Col. Sean Larkin: Math is our secret weapon So there's lots of things that go into an ICBM or other types of weapons systems that simply -- even if we don't have the pieces of the puzzle we can do the math and figure out what's missing.
Jeremy Suel and his team of analysts produced a computer simulation of North Korea's ICBM.
Jeremy Suel: Well, this is the actual code that we develop.
David Martin: So, can you take me through what this would look like on a flight?
This is the God of War, North Korea's intercontinental ballistic missile.
Jeremy Suel: The first stage of the system is there to get it off the ground, get initial motion. But then it will drop that stage.
After the Hwasong 14's engines have sent it into space all that is left is the re-entry vehicle.
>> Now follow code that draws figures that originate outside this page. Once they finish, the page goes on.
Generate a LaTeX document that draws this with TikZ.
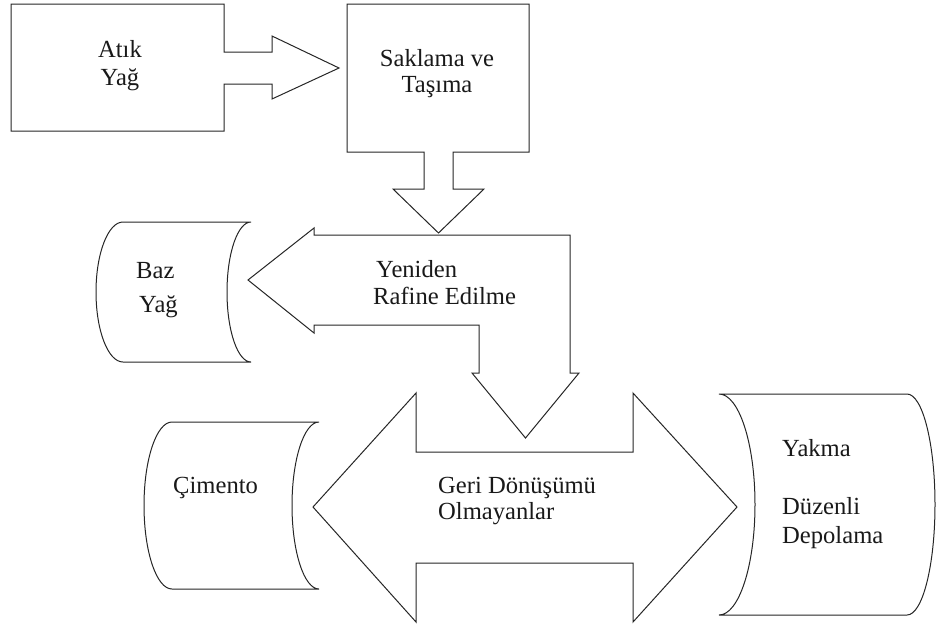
\documentclass[tikz,border=0pt]{standalone}
\usepackage{fontspec}
\setmainfont{Liberation Serif}
\begin{document}
\begin{tikzpicture}[x=1pt,y=-1pt,
  shp/.style={draw=black!85, line width=1pt, fill=white, line join=miter},
  lbl/.style={inner sep=0pt, font=\fontsize{24.6}{28}\selectfont, text=black!90},
  lblc/.style={lbl, anchor=base},
  lbll/.style={lbl, anchor=base west}]
\useasboundingbox (0,0) rectangle (936,630);

% Atik Yag box with right block arrow
\draw[shp] (11,4) -- (224,4) -- (224,52) -- (272,52) -- (272,36) -- (339,68) -- (272,99) -- (272,84) -- (224,84) -- (224,131) -- (11,131) -- cycle;

% Yeniden Rafine Edilme bent arrow
\draw[shp] (570,235) -- (314,235) -- (314,228) -- (248,280) -- (314,333) -- (314,325) -- (479,325) -- (479,373) -- (472,373) -- (525.5,438) -- (579,373) -- (570,373) -- cycle;

% Saklama ve Tasima box with down block arrow
\draw[shp] (347,4) -- (529,4) -- (529,152) -- (453,152) -- (453,189) -- (484,189) -- (438.5,233) -- (393,189) -- (424,189) -- (424,152) -- (347,152) -- cycle;

% Geri Donusumu Olmayanlar double arrow
\draw[shp] (313,507) -- (416,393) -- (416,452) -- (633,452) -- (633,393) -- (737,507) -- (633,622) -- (633,563) -- (416,563) -- (416,622) -- cycle;

% Baz Yag stored-data shape
\draw[shp] (123,222) -- (251,222) .. controls (237.7,222) and (227,253.3) .. (227,292) .. controls (227,330.7) and (237.7,362) .. (251,362) -- (123,362) .. controls (108.1,362) and (96,330.7) .. (96,292) .. controls (96,253.3) and (108.1,222) .. (123,222) -- cycle;

% Cimento stored-data shape
\draw[shp] (172,422) -- (319,422) .. controls (304.1,422) and (292,459.4) .. (292,505.5) .. controls (292,551.6) and (304.1,589) .. (319,589) -- (172,589) .. controls (156.5,589) and (144,551.6) .. (144,505.5) .. controls (144,459.4) and (156.5,422) .. (172,422) -- cycle;

% Yakma / Duzenli Depolama mirrored stored-data shape
\draw[shp] (719,394) -- (907,394) .. controls (922.5,394) and (935,443.5) .. (935,504.5) .. controls (935,565.5) and (922.5,615) .. (907,615) -- (719,615) .. controls (738.9,615) and (755,565.5) .. (755,504.5) .. controls (755,443.5) and (738.9,394) .. (719,394) -- cycle;

% Labels
\node[lblc] (atik1) at (120,57) {Atık};
\node[lblc] (atik2) at (120,85) {Yağ};
\node[lblc] (sak1) at (437,66) {Saklama ve};
\node[lblc] (sak2) at (437,92) {Taşıma};
\node[lbll] (yen1) at (376,277) {Yeniden};
\node[lbll] (yen2) at (373,304) {Rafine Edilme};
\node[lbll] (baz1) at (136,278) {Baz};
\node[lbll] (baz2) at (139,312) {Yağ};
\node[lbll] (cim) at (173,493) {Çimento};
\node[lbll] (geri1) at (438,493) {Geri Dönüşümü};
\node[lbll] (geri2) at (438,519) {Olmayanlar};
\node[lbll] (yak1) at (782,456) {Yakma};
\node[lbll] (yak2) at (782,514) {Düzenli};
\node[lbll] (yak3) at (782,543) {Depolama};
\end{tikzpicture}
\end{document}
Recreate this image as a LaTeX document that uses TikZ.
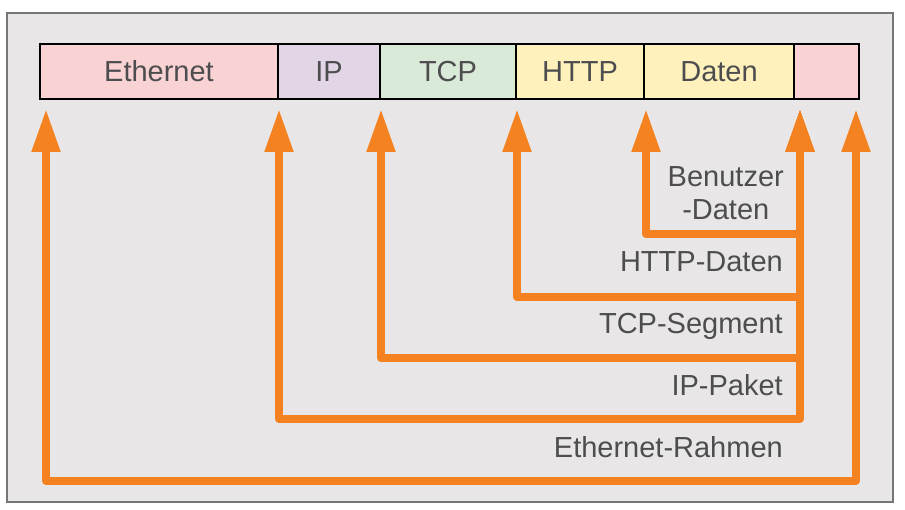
\documentclass[tikz,border=0pt]{standalone}
\usepackage{fontspec}
\setmainfont{Liberation Sans}
\usetikzlibrary{arrows.meta,chains,positioning}

\definecolor{framefill}{HTML}{E8E6E7}
\definecolor{framedraw}{HTML}{767676}
\definecolor{textgray}{HTML}{4D4D4F}
\definecolor{linkorange}{HTML}{F58220}
\definecolor{ethpink}{HTML}{F9D2D4}
\definecolor{iplilac}{HTML}{E2D5E6}
\definecolor{tcpgreen}{HTML}{DAEAD9}
\definecolor{appyellow}{HTML}{FEF1BB}

\begin{document}
\begin{tikzpicture}[
  x=1pt, y=-1pt,
  start chain=going right,
  node distance=0pt,
  field/.style={draw,on chain,line width=2.5pt,minimum height=55pt,inner sep=0pt,outer sep=0pt,
    font=\fontsize{29}{33}\selectfont,text=textgray},
  layer/.style={inner sep=0pt,font=\fontsize{29}{33}\selectfont,text=textgray},
  link/.style={draw=linkorange,line width=8pt,line join=round,
    {Triangle[width=27pt,length=43pt]}-{Triangle[width=27pt,length=43pt]}}]

  \fill[white] (0,0) rectangle (905,510);
  \useasboundingbox (0,0) rectangle (905,510);
  \draw[fill=framefill,draw=framedraw,line width=2.5pt] (7,13) rectangle (893,502);

  % frame fields
  \node(eth) [field,fill=ethpink,minimum width=238pt,anchor=west] at (40,71.5) {Ethernet};
  \node(ip)  [field,fill=iplilac,minimum width=102pt]  {IP};
  \node(tcp) [field,fill=tcpgreen,minimum width=136pt] {TCP};
  \node(http)[field,fill=appyellow,minimum width=128pt]{HTTP};
  \node(data)[field,fill=appyellow,minimum width=150pt]{Daten};
  \node(trl) [field,fill=ethpink,minimum width=65pt]   {};

  % scopes of each layer
  \draw[link] ([xshift=2pt,yshift=-10pt]data.south west) -- ++(0,125) -| ([xshift=6pt,yshift=-10pt]trl.south west);
  \draw[link] ([xshift=1pt,yshift=-10pt]http.south west) -- ++(0,188) -| ([xshift=6pt,yshift=-10pt]trl.south west);
  \draw[link] ([xshift=1pt,yshift=-10pt]tcp.south west)  -- ++(0,249) -| ([xshift=6pt,yshift=-10pt]trl.south west);
  \draw[link] ([xshift=1pt,yshift=-10pt]ip.south west)   -- ++(0,310) -| ([xshift=6pt,yshift=-10pt]trl.south west);
  \draw[link] ([xshift=6pt,yshift=-10pt]eth.south west)  -- ++(0,372) -| ([xshift=-3pt,yshift=-10pt]trl.south east);

  \node(user)[layer,align=center,anchor=east] at (784,193.5) {Benutzer\\-Daten};
  \node(httpdata)[layer,anchor=base east] at (783,272) {HTTP-Daten};
  \node(segment) [layer,anchor=base east] at (783,334) {TCP-Segment};
  \node(packet)  [layer,anchor=base east] at (783,396) {IP-Paket};
  \node(frame)   [layer,anchor=base east] at (783,457) {Ethernet-Rahmen};

\end{tikzpicture}
\end{document}
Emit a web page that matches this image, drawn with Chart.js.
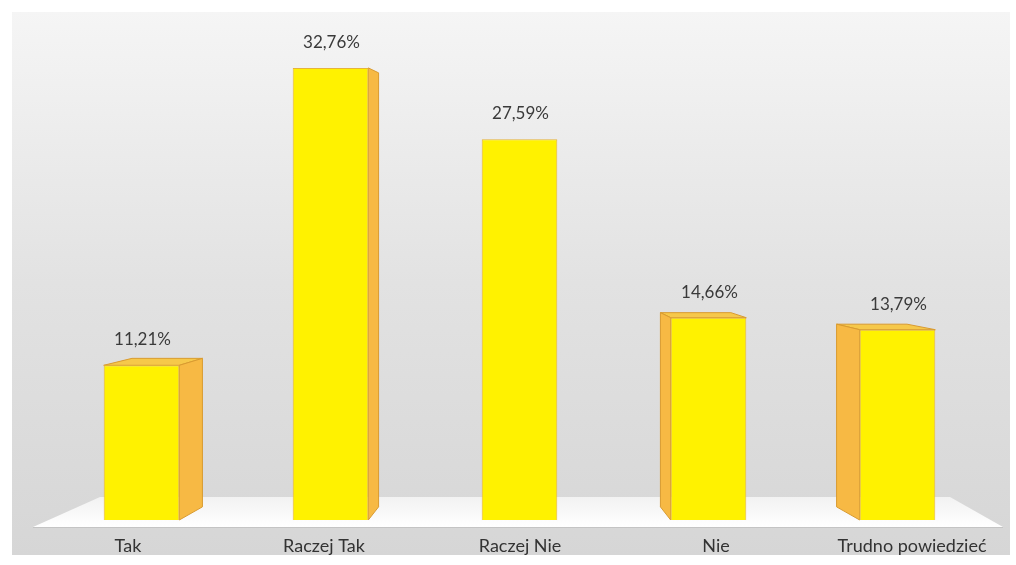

A warhead would be inside as gravity pulls it back to Earth.
Jeremy Suel: You're at the mercy of the atmosphere at that point. You're slamming into it at many, thousands of miles per hour, so that will have tremendous forces imparted on the, the reentry vehicle.
David Martin: And what kind of temperatures are we talking about?
Jeremy Suel: Many thousands of degrees.
North Korea cannot attack the U.S. with a nuclear weapon until it develops a reentry vehicle that can stand that kind of heat.
Hugh Griffiths is head of the team which monitors the North Korean missile program for the U.N. Security Council. He says pictures released by the regime last year were an attempt to prove it had already succeeded. A reentry vehicle was subjected to a rocket engine blast.